The longest stretch of consecutive days at 80 or above in September is eight, set Sept. 7-14 in 1989, but the warmest day of that stretch was 85 with six of those days between 80-83 -- not exactly a roaring heat wave. After about a week of cooler weather, a second warm event occurred with four days over 80 with a high of 91 on Sept. 22 -- tied for the latest 90 degree date on record.
But the record really in danger is that the current longest stretch of 85 degree or warmer temperatures is two, set six times before, (but not in 1989). This current warm stretch has potential to go anywhere from 3-5 days above 85.
And if we should hit 90 in Seattle, which is certainly not out of the question, it would only be the 11th time Seattle at Sea-Tac Airport has hit 90 degrees in September. And only twice before has it hit 90 on back-to-back dates in September -- in 1967 and 1988. And the warmest temperature ever recorded after Sept. 7 is 93 degrees, to give a gauge of how it's ever been this late in the season.
Wildfire Danger Extremely High
While the heat can make for some sweaty days and uncomfortable nights, one of the more dangerous aspects will be the risk for wildfires.

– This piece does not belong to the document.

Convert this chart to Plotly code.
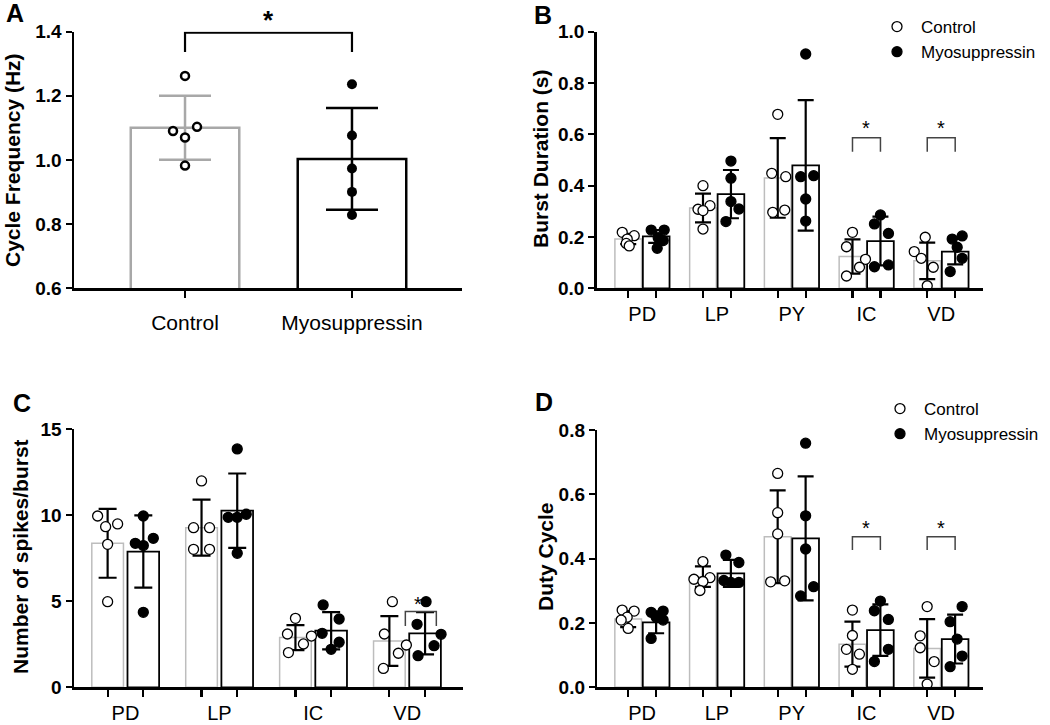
import plotly.graph_objects as go

FONT = "Liberation Sans"
W, H = 1050, 725

# ---------------- data ----------------
A_LABELS = ["Control", "Myosuppressin"]
A_MEAN = [1.100, 1.003]
A_SD = [0.100, 0.159]
A_CTRL_PTS = [1.262, 1.090, 1.103, 1.070, 0.982]
A_MYO_PTS = [1.236, 1.076, 0.973, 0.900, 0.828]

B_CATS = ["PD", "LP", "PY", "IC", "VD"]
B_CTRL_MEAN = [0.192, 0.313, 0.430, 0.124, 0.107]
B_CTRL_SD = [0.020, 0.056, 0.155, 0.067, 0.071]
B_MYO_MEAN = [0.202, 0.367, 0.479, 0.184, 0.143]
B_MYO_SD = [0.025, 0.094, 0.254, 0.095, 0.050]
B_CTRL_PTS = [[0.218, 0.205, 0.192, 0.175, 0.165],
              [0.400, 0.322, 0.308, 0.303, 0.231],
              [0.678, 0.448, 0.435, 0.305, 0.296],
              [0.218, 0.162, 0.113, 0.082, 0.048],
              [0.199, 0.143, 0.117, 0.082, 0.010]]
B_MYO_PTS = [[0.227, 0.227, 0.197, 0.186, 0.156],
             [0.496, 0.429, 0.338, 0.309, 0.260],
             [0.913, 0.435, 0.439, 0.348, 0.262],
             [0.286, 0.251, 0.214, 0.091, 0.084],
             [0.204, 0.192, 0.160, 0.117, 0.065]]

C_CATS = ["PD", "LP", "IC", "VD"]
C_CTRL_MEAN = [8.37, 9.28, 2.89, 2.69]
C_CTRL_SD = [2.00, 1.63, 0.73, 1.45]
C_MYO_MEAN = [7.89, 10.27, 3.29, 3.14]
C_MYO_SD = [2.10, 2.16, 1.08, 1.23]
C_CTRL_PTS = [[9.96, 9.50, 9.34, 8.31, 4.98],
              [12.0, 9.28, 9.28, 8.02, 8.02],
              [4.01, 3.10, 2.98, 2.52, 2.02],
              [4.98, 3.10, 2.46, 1.98, 1.10]]
C_MYO_PTS = [[9.96, 8.66, 8.37, 8.24, 4.36],
             [13.86, 9.88, 10.06, 9.88, 7.79],
             [4.79, 3.97, 3.14, 2.62, 2.21],
             [4.98, 3.66, 3.08, 2.42, 1.84]]

D_CATS = ["PD", "LP", "PY", "IC", "VD"]
D_CTRL_MEAN = [0.212, 0.344, 0.468, 0.134, 0.121]
D_CTRL_SD = [0.025, 0.032, 0.144, 0.070, 0.091]
D_MYO_MEAN = [0.202, 0.354, 0.463, 0.178, 0.150]
D_MYO_SD = [0.034, 0.042, 0.193, 0.080, 0.076]
D_CTRL_PTS = [[0.240, 0.237, 0.218, 0.209, 0.183],
              [0.391, 0.336, 0.341, 0.329, 0.301],
              [0.665, 0.543, 0.477, 0.328, 0.331],
              [0.240, 0.161, 0.118, 0.103, 0.056],
              [0.251, 0.160, 0.123, 0.080, 0.010]]
D_MYO_PTS = [[0.233, 0.237, 0.218, 0.209, 0.152],
             [0.411, 0.388, 0.332, 0.326, 0.326],
             [0.759, 0.533, 0.430, 0.313, 0.284],
             [0.268, 0.238, 0.211, 0.118, 0.080],
             [0.251, 0.204, 0.150, 0.097, 0.064]]

# ---------------- point jitter (pixels, styling only) ----------------
A_CTRL_JIT = [0, -12, 12, 0, 0]
A_MYO_JIT = [0, 0, 0, 0, 0]
B_CTRL_JIT = [[-6, 6, -1, -2, 1], [0, 7, -5, 0, 0], [0, -6, 8, 7, -5],
              [0, -6, 13, 7, -6], [-2, -13, -6, 6, 0]]
B_MYO_JIT = [[-5, 8, 2, 7, 1], [0, 0, 0, 8, -5], [0, -5, 8, 0, 0],
             [0, -6, 8, 8, -6], [7, -3, 2, 7, -5]]
C_CTRL_JIT = [[-10, 10, -2, 0, 0], [0, -8, 8, -8, 8], [0, -8, 16, 8, -7],
              [3, -5, 17, 9, -6]]
C_MYO_JIT = [[0, 10, -8, 0, 0], [0, -9, 9, 0, 0], [-8, 8, -9, 8, 0],
             [1, -8, 16, 9, -7]]
D_CTRL_JIT = [[-6, 6, -1, -7, 0], [0, -9, 7, 0, -3], [0, 0, 0, -7, 7],
              [0, 0, -6, 7, 0], [0, -7, -7, 7, 0]]
D_MYO_JIT = [[-5, 7, 0, 7, -5], [-5, 8, -7, 0, 8], [0, 0, 0, 8, -5],
             [0, -6, 8, 8, -6], [7, -5, 2, 7, -5]]

GRAY = "#a8a8a8"
LGRAY = "#bdbdbd"


def px_dom(a, b, total, flip=False):
    if flip:
        return [1 - b / total, 1 - a / total]
    return [a / total, b / total]


fig = go.Figure()

# axis geometry (pixel boxes)
AX = {
    "A": dict(x=(74, 462), y=(31.7, 288.0), xr=[-0.665, 1.659], yr=[0.6, 1.4]),
    "B": dict(x=(596.7, 983), y=(31.7, 288.3), xr=[-0.609, 4.559], yr=[0, 1.0]),
    "C": dict(x=(74, 463), y=(429.3, 687.3), xr=[-0.548, 3.594], yr=[0, 15]),
    "D": dict(x=(597.3, 983), y=(430.0, 687.3), xr=[-0.60, 4.56], yr=[0, 0.8]),
}
IDS = {"A": ("x", "y"), "B": ("x2", "y2"), "C": ("x3", "y3"), "D": ("x4", "y4")}


def unit_per_px(key):
    g = AX[key]
    return (g["xr"][1] - g["xr"][0]) / (g["x"][1] - g["x"][0])


# ---------------- Panel A ----------------
xa, ya = IDS["A"]
fig.add_trace(go.Bar(x=[0], y=[A_MEAN[0]], width=0.65, xaxis=xa, yaxis=ya,
                     marker=dict(color="white", line=dict(color=GRAY, width=2.5)),
                     error_y=dict(type="data", array=[A_SD[0]], color=GRAY, thickness=2.5, width=26),
                     showlegend=False))
fig.add_trace(go.Bar(x=[1], y=[A_MEAN[1]], width=0.65, xaxis=xa, yaxis=ya,
                     marker=dict(color="white", line=dict(color="black", width=2.5)),
                     error_y=dict(type="data", array=[A_SD[1]], color="black", thickness=2.5, width=26),
                     showlegend=False))
u = unit_per_px("A")
fig.add_trace(go.Scatter(x=[0 + j * u for j in A_CTRL_JIT], y=A_CTRL_PTS, mode="markers",
                         xaxis=xa, yaxis=ya, cliponaxis=False, showlegend=False,
                         marker=dict(symbol="circle", size=8, color="white",
                                     line=dict(color="black", width=2.5))))
fig.add_trace(go.Scatter(x=[1 + j * u for j in A_MYO_JIT], y=A_MYO_PTS, mode="markers",
                         xaxis=xa, yaxis=ya, cliponaxis=False, showlegend=False,
                         marker=dict(symbol="circle", size=10, color="black",
                                     line=dict(color="black", width=0))))


def grouped_panel(key, cats, cm, cs, mm, ms, cp, mp, cj, mj, off, bw, cap, msize, legend=None):
    xa, ya = IDS[key]
    n = len(cats)
    u = unit_per_px(key)
    fig.add_trace(go.Bar(x=[i - off for i in range(n)], y=cm, width=bw, xaxis=xa, yaxis=ya,
                         marker=dict(color="white", line=dict(color=LGRAY, width=1.5)),
                         error_y=dict(type="data", array=cs, color="black", thickness=2.2, width=cap),
                         showlegend=False))
    fig.add_trace(go.Bar(x=[i + off for i in range(n)], y=mm, width=bw, xaxis=xa, yaxis=ya,
                         marker=dict(color="white", line=dict(color="black", width=1.8)),
                         error_y=dict(type="data", array=ms, color="black", thickness=2.2, width=cap),
                         showlegend=False))
    xs, ys = [], []
    for i in range(n):
        for v, j in zip(cp[i], cj[i]):
            xs.append(i - off + j * u)
            ys.append(v)
    fig.add_trace(go.Scatter(x=xs, y=ys, mode="markers", xaxis=xa, yaxis=ya, cliponaxis=False,
                             name="Control", showlegend=legend is not None,
                             legend=legend or "legend",
                             marker=dict(symbol="circle", size=msize, color="white",
                                         line=dict(color="black", width=1.3))))
    xs, ys = [], []
    for i in range(n):
        for v, j in zip(mp[i], mj[i]):
            xs.append(i + off + j * u)
            ys.append(v)
    fig.add_trace(go.Scatter(x=xs, y=ys, mode="markers", xaxis=xa, yaxis=ya, cliponaxis=False,
                             name="Myosuppressin", showlegend=legend is not None,
                             legend=legend or "legend",
                             marker=dict(symbol="circle", size=msize, color="black",
                                         line=dict(color="black", width=1.3))))


grouped_panel("B", B_CATS, B_CTRL_MEAN, B_CTRL_SD, B_MYO_MEAN, B_MYO_SD, B_CTRL_PTS, B_MYO_PTS,
              B_CTRL_JIT, B_MYO_JIT, 0.187, 0.357, 8, 10, legend="legend")
grouped_panel("C", C_CATS, C_CTRL_MEAN, C_CTRL_SD, C_MYO_MEAN, C_MYO_SD, C_CTRL_PTS, C_MYO_PTS,
              C_CTRL_JIT, C_MYO_JIT, 0.19, 0.337, 9, 10)
grouped_panel("D", D_CATS, D_CTRL_MEAN, D_CTRL_SD, D_MYO_MEAN, D_MYO_SD, D_CTRL_PTS, D_MYO_PTS,
              D_CTRL_JIT, D_MYO_JIT, 0.187, 0.357, 8, 10, legend="legend2")

# ---------------- axes ----------------
tickfont = dict(family=FONT, size=19, color="black", weight="bold")
common_y = dict(showline=True, linewidth=2.5, linecolor="black", ticks="outside", ticklen=6,
                tickwidth=2.2, tickcolor="black", showgrid=False, zeroline=False,
                tickfont=tickfont, fixedrange=True, automargin=False)
common_x = dict(showline=True, linewidth=2.5, linecolor="black", showgrid=False, zeroline=False,
                fixedrange=True, automargin=False)

layout_axes = {}
# A
g = AX["A"]
layout_axes["xaxis"] = dict(common_x, domain=px_dom(*g["x"], W), range=g["xr"], anchor="y",
                            tickmode="array", tickvals=[0, 1], ticktext=A_LABELS,
                            ticks="outside", ticklen=7, tickwidth=2.2, tickcolor="black",
                            ticklabelstandoff=7,
                            tickfont=dict(family=FONT, size=21, color="black"))
layout_axes["yaxis"] = dict(common_y, domain=px_dom(*g["y"], H, flip=True), range=g["yr"],
                            anchor="x", tickmode="array", tickvals=[0.6, 0.8, 1.0, 1.2, 1.4],
                            tickformat=".1f")


def grouped_axes(key, n, cats, off, yticks, yfmt):
    g = AX[key]
    xid, yid = IDS[key]
    xn = "xaxis" + xid[1:]
    yn = "yaxis" + yid[1:]
    bar_centers = []
    for i in range(n):
        bar_centers += [i - off, i + off]
    layout_axes[xn] = dict(common_x, domain=px_dom(*g["x"], W), range=g["xr"], anchor=yid,
                           tickmode="array", tickvals=list(range(n)), ticktext=cats,
                           ticks="", ticklabelstandoff=6,
                           minor=dict(tickmode="array", tickvals=bar_centers, ticks="outside",
                                      ticklen=7, tickwidth=2.2, tickcolor="black"),
                           tickfont=dict(family=FONT, size=20, color="black"))
    layout_axes[yn] = dict(common_y, domain=px_dom(*g["y"], H, flip=True), range=g["yr"],
                           anchor=xid, tickmode="array", tickvals=yticks, tickformat=yfmt)


grouped_axes("B", 5, B_CATS, 0.187, [0, 0.2, 0.4, 0.6, 0.8, 1.0], ".1f")
grouped_axes("C", 4, C_CATS, 0.19, [0, 5, 10, 15], "d")
grouped_axes("D", 5, D_CATS, 0.187, [0, 0.2, 0.4, 0.6, 0.8], ".1f")

# ---------------- significance brackets ----------------
BR = dict(color="#444444", width=1.5)
shapes = [
    dict(type="path", xref="x", yref="y", line=dict(color="black", width=2.2),
         path="M 0,1.337 L 0,1.397 L 1,1.397 L 1,1.337"),
]
for key, cat_idx, lo, hi, a, b in [("B", 3, 0.532, 0.587, -0.187, 0.187),
                                   ("B", 4, 0.532, 0.587, -0.187, 0.187),
                                   ("D", 3, 0.427, 0.468, -0.187, 0.187),
                                   ("D", 4, 0.427, 0.468, -0.187, 0.187),
                                   ("C", 3, 3.56, 4.40, -0.02, 0.31)]:
    xid, yid = IDS[key]
    x0, x1 = cat_idx + a, cat_idx + b
    shapes.append(dict(type="path", xref=xid, yref=yid, line=BR,
                       path=f"M {x0},{lo} L {x0},{hi} L {x1},{hi} L {x1},{lo}"))

# ---------------- annotations ----------------
ann = []


def txt(text, x, y, size, bold=True, angle=0, xref="paper", yref="paper", xanchor="center",
        yanchor="middle"):
    ann.append(dict(text=text, x=x, y=y, xref=xref, yref=yref, showarrow=False,
                    textangle=angle, xanchor=xanchor, yanchor=yanchor,
                    font=dict(family=FONT, size=size, color="black",
                              weight="bold" if bold else "normal")))


# panel letters
txt("A", 15 / W, 1 - 13 / H, 25)
txt("B", 543 / W, 1 - 15 / H, 25)
txt("C", 22 / W, 1 - 403 / H, 25)
txt("D", 544 / W, 1 - 402 / H, 25)
# y titles
txt("Cycle Frequency (Hz)", 12 / W, 1 - 160 / H, 21, angle=-90)
txt("Burst Duration (s)", 541 / W, 1 - 159 / H, 21, angle=-90)
txt("Number of spikes/burst", 20 / W, 1 - 557 / H, 21, angle=-90)
txt("Duty Cycle", 545 / W, 1 - 557 / H, 21, angle=-90)
# asterisks
txt("*", 0.5, 1 - 20 / H, 26, xref="x", yref="paper")
for key, ci, yv in [("B", 3, 0.625), ("B", 4, 0.625), ("D", 3, 0.495), ("D", 4, 0.495)]:
    xid, yid = IDS[key]
    txt("*", ci, yv, 20, bold=False, xref=xid, yref=yid)
txt("*", 3.115, 4.87, 20, bold=False, xref="x3", yref="y3")

legend_style = dict(font=dict(family=FONT, size=17, color="black"), bgcolor="rgba(0,0,0,0)",
                    borderwidth=0, xanchor="left", yanchor="top", itemwidth=38,
                    tracegroupgap=0, itemclick=False, itemdoubleclick=False)

fig.update_layout(
    template="none",
    width=W, height=H, autosize=False, margin=dict(l=0, r=0, t=0, b=0, pad=0),
    paper_bgcolor="white", plot_bgcolor="white",
    barmode="overlay", bargap=0,
    font=dict(family=FONT, color="black"),
    shapes=shapes, annotations=ann,
    legend=dict(legend_style, x=873 / W, y=1 - 9 / H),
    legend2=dict(legend_style, x=876 / W, y=1 - 391 / H),
    **layout_axes,
)

fig.write_html("out.html", config={"displayModeBar": False, "staticPlot": True},
               post_script="document.body.style.margin='0';")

It's already been bone dry out there -- Seattle has only had three days with measurable rain since July 18th, and it's accumulated to a whopping 0.26 inches. Put another way, it's been dry 42 of the past 45 days.
Meanwhile, the sinking process from the east winds also dries out the air, which when combined with the lack of rain over the past six weeks and intense heat, is making fire conditions critical in the mountains -- and even in the urban areas. So while it makes the heat a desert heat with no mugginess to worry about, and this pattern is so dry that lightning is not any concern, any kind of man-made spark could create a raging fire in very little time.
Thus, the National Weather Service has issued a Red Flag Warning -- the higest fire danger warning in their arsenal -- for much of the Cascades and Olympic Mountains, including Mount Baker-Snoqualmie National Forest, North Cascades National Park, Mount Rainier National Park, Olympic National Park and Olympic National Forest.
The watch as of now is in effect from Wednesday morning through Thursday afternoon but I'll bet it eventually gets extended through the weekend.
Forecasters warn of humidity levels that will be in the 15-25 percent range in the Cascades with record high temperatures in the 70s and 80s at high elevations.
The Weather Service warns that "weather conditions will support large fire growth and erratic fire behavior on fires above... roughly 2,000 feet elevation."
When does this end?
Long range models as of Tuesday ease off the heat just a little as we get into next Monday, then finally push in our cooler marine air for next Tuesday and beyond. However, the trend of the models has been to keep delaying the onset of the cooler air, so we'll see how long this goes.
Records we are aiming for:
Daily record highs for Seattle:
* Sept. 8: 85 (1993). Forecast: 87
* Sept. 9: 89 (1963). Forecast: 88
* Sept. 10: 85 (1946). Forecast: 89
* Sept. 11: 83 (1975). Forecast: 85
* Sept. 12: 85 (1975). Forecast: 82
Consecutive warm days in Seattle in September:
* Number of consecutive days at 80 or warmer: 8. Forecast: 10
* Number of consecutive days at 85 or warmer: 2. Forecast: 5
* Number of consecutive days at 90 or warmer: 2. Forecast: 0 (for now)
* Number of days to reach 90 or warmer in Seattle since 1948: 10
Hottest September days in Seattle (Sea-Tac) history:
1) 98 Sept. 2, 1988
2) 94 Sept. 7, 1981
3) 93(t) Sept. 15, 1967 & Sept. 14, 1979
5) 92(t) Sept. 3, 1988 & Sept. 22, 1990
7) 91(t) Sept. 16, 1967, Sept. 2, 1974, Sept. 22, 1989.